A minha atenção está no trânsito, na neve e em suas armadilhas escondidas no asfalto, liso como ele só. Vejo se estão todos aqui:, um, dois, três, quatro… “Fecha esse casaco, rapaz”, “Coloca esta touca, senhora” (ainda não estou íntima). Não podemos perder o calor corporal. Peço para que se lembrem do PDF, da conversa no briefing e de todas as explicações de como tudo funciona. Pareço um pai.
O Marco aproveita e mostra a todos as constelações que estão visíveis. Explica com autoridade o porquê de a Aurora estar ainda tímida. Fala sobre o BZ, o KP, campo magnético, explosão solar, o magnetismo do campo. É tudo com a mesma naturalidade de um professor de química explicando a tabela periódica pela primeira vez. Mas também é de uma forma meio louca. Tudo faz sentido: se não agora, no primeiro dia, certamente fará no decorrer da aventura.
Marco tira fotos de todos; individualmente e em grupo. A câmera vê o que nós não vemos e ele sabe disso. A olho nu? O buraco é mas embaixo. Controlar o grupo para tirar uma foto não será fácil com uma Aurora explodindo e dançando sobre nossas cabeças, então, tiramos as fotos, conversamos e aprendemos todos.
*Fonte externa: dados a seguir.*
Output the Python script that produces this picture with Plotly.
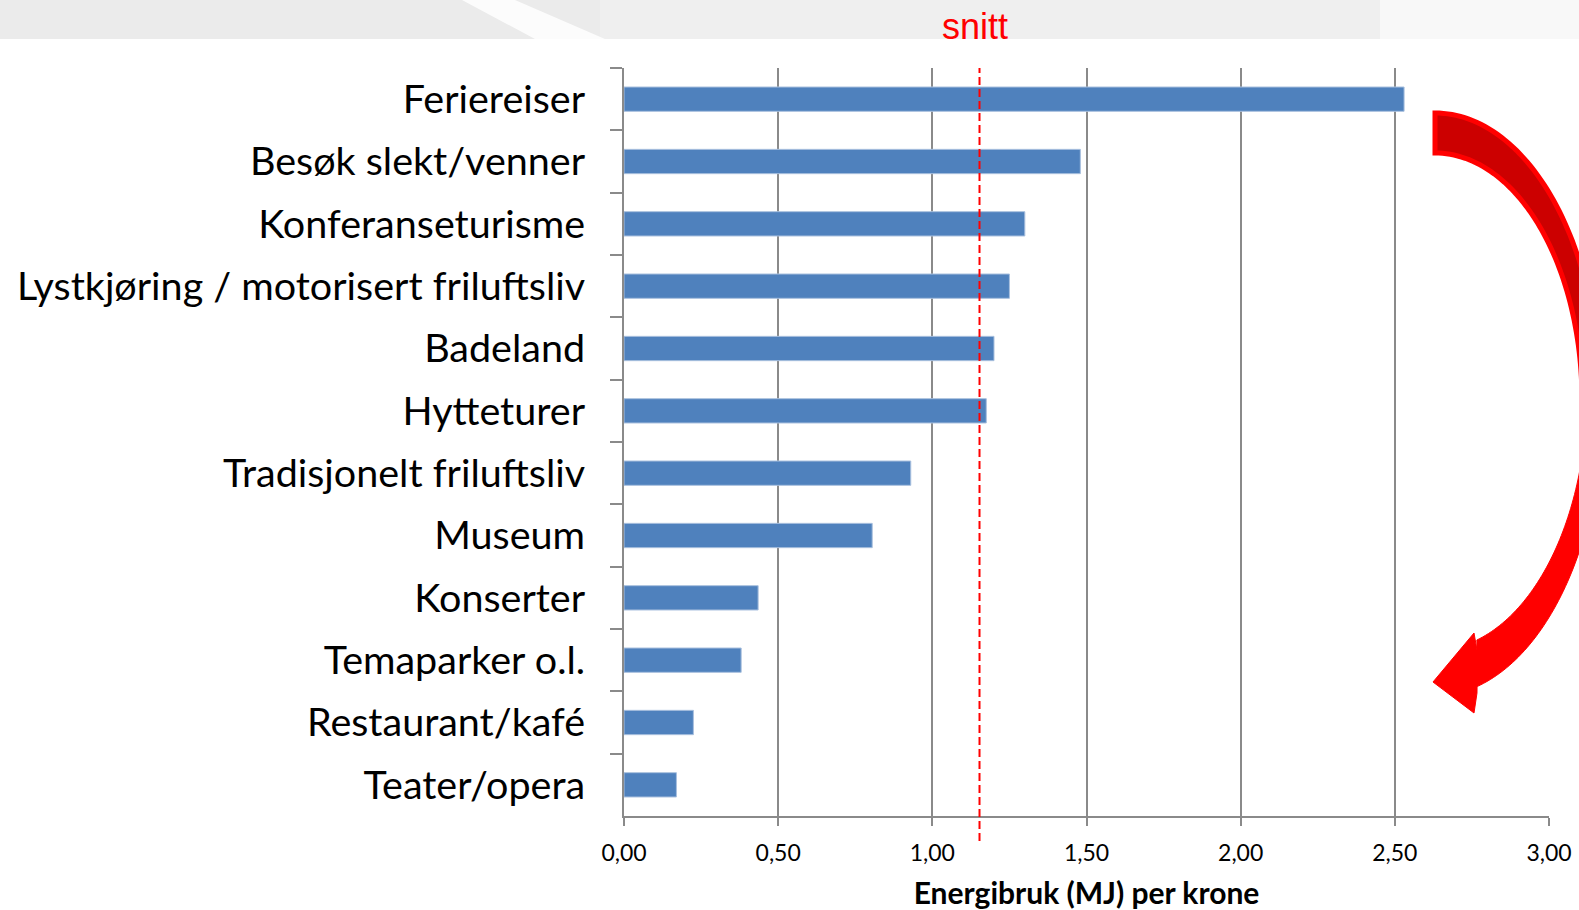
import math
import plotly.graph_objects as go

# ---------------- data ----------------
categories = [
    "Feriereiser",
    "Besøk slekt/venner",
    "Konferanseturisme",
    "Lystkjøring / motorisert friluftsliv",
    "Badeland",
    "Hytteturer",
    "Tradisjonelt friluftsliv",
    "Museum",
    "Konserter",
    "Temaparker o.l.",
    "Restaurant/kafé",
    "Teater/opera",
]
values = [2.53, 1.48, 1.30, 1.25, 1.20, 1.175, 0.93, 0.805, 0.435, 0.38, 0.225, 0.17]
average = 1.153
x_tickvals = [0, 0.5, 1.0, 1.5, 2.0, 2.5, 3.0]
x_ticktext = ["0,00", "0,50", "1,00", "1,50", "2,00", "2,50", "3,00"]
x_title = "Energibruk (MJ) per krone"
avg_label = "snitt"

# ---------------- layout geometry ----------------
W, H = 1579, 910
ML, MR, MT, MB = 624, 30, 68, 94
PW, PH = W - ML - MR, H - MT - MB


def px(x, y):
    """pixel -> paper coords (for decorative shapes)"""
    return (x - ML) / PW, (H - MB - y) / PH


def path_from(points, close=True):
    s = ""
    for i, (x, y) in enumerate(points):
        X, Y = px(x, y)
        s += ("M" if i == 0 else "L") + f"{X:.5f},{Y:.5f} "
    return s + ("Z" if close else "")


def arc(cx, cy, rx, ry, a0, a1, n=60):
    pts = []
    for i in range(n + 1):
        a = math.radians(a0 + (a1 - a0) * i / n)
        pts.append((cx + rx * math.sin(a), cy - ry * math.cos(a)))
    return pts


grey = "#8a8a8a"
bar_color = "#4f81bd"
label_font = "Lato, Carlito, sans-serif"

fig = go.Figure()
fig.add_trace(go.Bar(
    x=values, y=categories, orientation="h",
    marker=dict(color=bar_color, line=dict(color="#a9c0de", width=1)),
    width=0.39, hoverinfo="x+y",
))

shapes = []
# top banner (textured grey band)
shapes.append(dict(type="rect", xref="paper", yref="paper",
                   x0=px(0, 0)[0], x1=px(W, 0)[0], y0=px(0, 39)[1], y1=px(0, 0)[1],
                   fillcolor="#ebebeb", line=dict(width=0), layer="above"))
shapes.append(dict(type="rect", xref="paper", yref="paper",
                   x0=px(600, 0)[0], x1=px(1380, 0)[0], y0=px(0, 39)[1], y1=px(0, 0)[1],
                   fillcolor="#efefef", line=dict(width=0), layer="above"))
shapes.append(dict(type="rect", xref="paper", yref="paper",
                   x0=px(1380, 0)[0], x1=px(W, 0)[0], y0=px(0, 39)[1], y1=px(0, 0)[1],
                   fillcolor="#f8f8f8", line=dict(width=0), layer="above"))
shapes.append(dict(type="path", xref="paper", yref="paper",
                   path=path_from([(462, 0), (515, 0), (605, 39), (535, 39)]),
                   fillcolor="#ffffff", opacity=0.85, line=dict(width=0), layer="above"))

# dashed average line
shapes.append(dict(type="line", xref="x", yref="paper",
                   x0=average, x1=average, y0=px(0, 841)[1], y1=px(0, 68)[1],
                   line=dict(color="#ff0000", width=2, dash="8px,4px"), layer="above"))

# curved arrow: upper (dark) part
cx, cy = 1435, 400
outer_up = arc(cx, cy, 165, 287, 0, 89)
inner_up = arc(cx, cy, 147, 247, 0, 89)
shapes.append(dict(type="path", xref="paper", yref="paper",
                   path=path_from(outer_up + inner_up[::-1]),
                   fillcolor="#cc0000", line=dict(color="#ff0000", width=5), layer="above"))
# lower (bright) part with head
inner_lo = arc(cx, cy - 8, 152, 258, 95, 164)
outer_lo = arc(cx, cy, 168, 296, 95, 165.5)
head = [(1477, 650), (1474, 633), (1433, 682), (1474, 713), (1477, 693)]
shapes.append(dict(type="path", xref="paper", yref="paper",
                   path=path_from(inner_lo + head + outer_lo[::-1]),
                   fillcolor="#ff0000", line=dict(color="#ff0000", width=1), layer="above"))

fig.update_layout(
    width=W, height=H, autosize=False,
    margin=dict(l=ML, r=MR, t=MT, b=MB, pad=0, autoexpand=False),
    paper_bgcolor="white", plot_bgcolor="white",
    showlegend=False, bargap=0.6,
    shapes=shapes,
    annotations=[dict(text=avg_label, xref="x", yref="paper", x=average - 0.015,
                      y=px(0, 27)[1], showarrow=False, xanchor="center", yanchor="middle",
                      font=dict(family="Liberation Sans Narrow, Liberation Sans, Arial",
                                size=36, color="#ff0000"))],
    xaxis=dict(range=[0, 3], tickvals=x_tickvals, ticktext=x_ticktext,
               automargin=False,
               showgrid=True, gridcolor=grey, gridwidth=2,
               showline=True, linecolor=grey, linewidth=2,
               ticks="outside", ticklen=8, tickwidth=2, tickcolor=grey,
               zeroline=False, ticklabelstandoff=7,
               tickfont=dict(family=label_font, size=23, color="#000"),
               title=dict(text="<b>" + x_title + "</b>", standoff=20,
                          font=dict(family=label_font, size=30, color="#000"))),
    yaxis=dict(type="category", categoryorder="array", categoryarray=categories,
               automargin=False,
               autorange="reversed", showgrid=False, zeroline=False,
               showline=True, linecolor=grey, linewidth=2,
               ticks="outside", tickson="boundaries", ticklen=12, tickwidth=2, tickcolor=grey,
               ticklabelstandoff=29,
               tickfont=dict(family=label_font, size=39.5, color="#000")),
)

fig.write_html("out.html", config={"displayModeBar": False},
               post_script="document.body.style.margin='0';document.body.style.overflow='hidden';")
Sim, eu também!
Alguém me pega pelo braço e pergunta se a Aurora é assim mesmo, se ela vai ficar mais forte. Digo que sim, que vemos cores de maneiras diferentes. Onde alguns veem rosa, outros veem vermelho.
No céu agora vemos agulhas verdes à direita e manchas verde e rosa. Alguns já estão ficando roucos de tanto gritar e até falam palavrões – o êxtase faz isso.
“Meu Deus, que lindo! Olha!”. Chora um, chora outro! Que lindo! Olha lá! Chora um, chora outro… a emoção está à flor da pele e o Marco parece a uma criança menor. É muito emocionante o prazer de proporcionar isso para nossos caçadores. É motivação de vida para o Marco.
A Dama da Noite está generosa e dança um tango digno de profissional argentino. Ela está colorida e no centro tem uma coronal, o detalhe mais esperado. Ela se move a uma velocidade espetacular; muda de lugar, desaparece. Ela é assim, temperamental. Mas está lá.
Marco resolve mudar de lugar. Quer um lugar lindo, diferente. Paramos à beira de um rio cercado de montanhas. Será ótimo para tirarmos fotos.
Ele me chama em um canto e diz: “Cezar, a Aurora está tímida hoje. Como eles já viram um pouco e tiraram fotos, acho melhor preservá-los do frio hoje. Voltamos à caçada amanhã”. Concordei, afinal, como explicar que o que vimos seria uma Aurora com nota 3,4 na escala “Marcal Brottal”? Nem dá para tentar explicar que pode melhorar muito, ainda.
Pode, porque não é mágica. É um fenômeno físico, astrológico, da natureza, que não se controla e também não se prevê com certeza. Podemos, sim, maximizar as chances de vê-la com base na nossa experiência, na ciência e no feeling.
Sabendo disso, conto todos a bordo. Já dei um rosto aos nomes, porque por nome já conhecia a todos há meses, durante a preparação para a viagem com nosso time no Brasil.
Voltando ao hotel, resolvemos parar em um posto de gasolina para experimentarmos um cachorro-quente diferente. Vai ser delicioso, principalmente porque temos a certeza de que amanhã tem mais!
No grupo do Whats, passo todos os horários e atividades para o dia de amanhã. Dog sled! Nossa! Amo aqueles cachorros e o passeio é demais! Mas esse é um assunto para o próximo post.
Voltamos para o hotel. Agora somos todos, oficialmente, caçadores de Aurora Boreal!